5 Ways to Reduce Customer Acquisition Costs: Use an Investment Mindset

5 Ways to Reduce Customer Acquisition Costs: Use an Investment Mindset

Posted by Renee Warren on | Customer Acquisition | Comments are off for this post.

Investors live and die by the saying “you get in what you put out”. Investing is all about putting time, energy and resources into something in order to profit in the future. It’s the little things you can do now that will add up to the huge success down the road. Knowing customer acquisition is an investment is the key to doing it right and reducing the cost of getting new customers.

Below we mention five ways to reduce your customer acquisition costs. But keep in mind that it will take time to achieve an impressive CAC (customer acquisition cost).

1. Think Long-Term: Invest in Planning

We are often compelled to only think short-term. There are times you can't afford to think beyond the week, month or quarter. For anyone that wants customers (and everyone does), this should be an exception, not the rule. Too much short-term planning is a guaranteed disaster. Whether it's cashflow, hiring, marketing or sales, you need to look down the road. All the way down that long, long road.

What you need is a long-term plan to get and keep customers. Create a plan that covers:

  1. How you'll contact customers initially and keep in contact over the months and years.
  2. How you'll please them time and time again.
  3. How you'll deal with the inevitable times you displease them.
  4. How you'll measure success.
  5. What your goals are for weeks, months, quarters and years (so you can measure them).

Most of this may be obvious, but there's one thing long-term planning gives you that's often missed - synergy. As marketing campaigns build up, call-back plans can be measured and improved. Your relationship with customers is developed over time. As you carry out a well-executed long-term campaign to get customers, all the moving parts play off of each other and the results improve.

This synergy is like a good return on a stock investment. When reinvested, it generates even more returns. Best of all, since you're thinking long-term, you can evaluate your short-term plans and see how they're working (or not working).

2. Partner: Invest in Allies

Many hands make light work. So team up with people who want similar customers (or a resource you have) and pool your efforts. You could try:

  1. Guest posting on each other's blogs.
  2. Establishing sound marketing partnerships.
  3. Having mutual deals on your products or services.
  4. Sharing resources.

Share your efforts, save money and time, and get more results.

There are a lot of people and businesses out there right now who want more customers, and whom you can team up with. Do it. Every partner vastly expands your ability to reach customers, some of which you may have never thought of.

Best of all, each partner also brings you a new ally. Your partners will expose you to new ideas, new talent, potential breaks on services or goods, and more. They might even become customers at some point.

It's a good investment and good synergy.

You're probably getting tired of the words "investment" and "synergy" by now, but they fit and I really don't want to sound like a thesaurus.

3. Recommendations: Invest in Relationships

Your new customers want to know why they should trust you, and your honest face and good deals aren't always a good enough reason. Who do they trust? They trust people like them.

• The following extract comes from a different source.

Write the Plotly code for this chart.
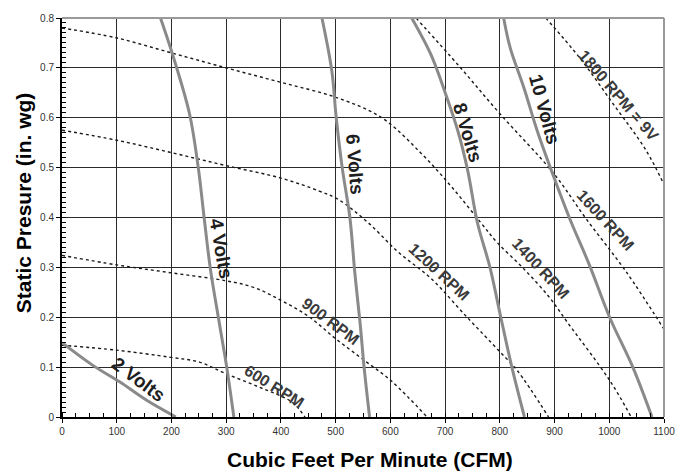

They trust other customers.

This is why you ask for recommendations. They're free, they're fast, and they're very, very effective. They're also not leveraged nearly enough by businesses.

Simply check in with your customers and see if they know anyone else that needs your business. It doesn't hurt anyone, it maintains relationships, and maybe you can slip in a good deal or discount to show goodwill. For almost no cost (well, beyond that deal) and just a little bit of time, you get some new customers.

Also, don't forget general recommendations. Ask if you can mention a pleased customer on your website, blog or in marketing material. If they go for it, it only cost you an email and the time it took to publish. The power of those little blurbs of text is incomparable because they are outright testimonials about how good you are. Having someone publicly back you is priceless.

All that time you invested to make them happy returns in connections and new customers.

4. Customer Retention: Invest in Support

One of the cheapest ways to get a customer is to not lose one.

An annoyed customer who stops using your business is bad enough, but it usually doesn't end there. They're not going to recommend you to people. They might even badmouth you to friends or on their blog. There might be annoyed tweets or even an embarrassing moment when they pull their proud announcement of your new product from their blog.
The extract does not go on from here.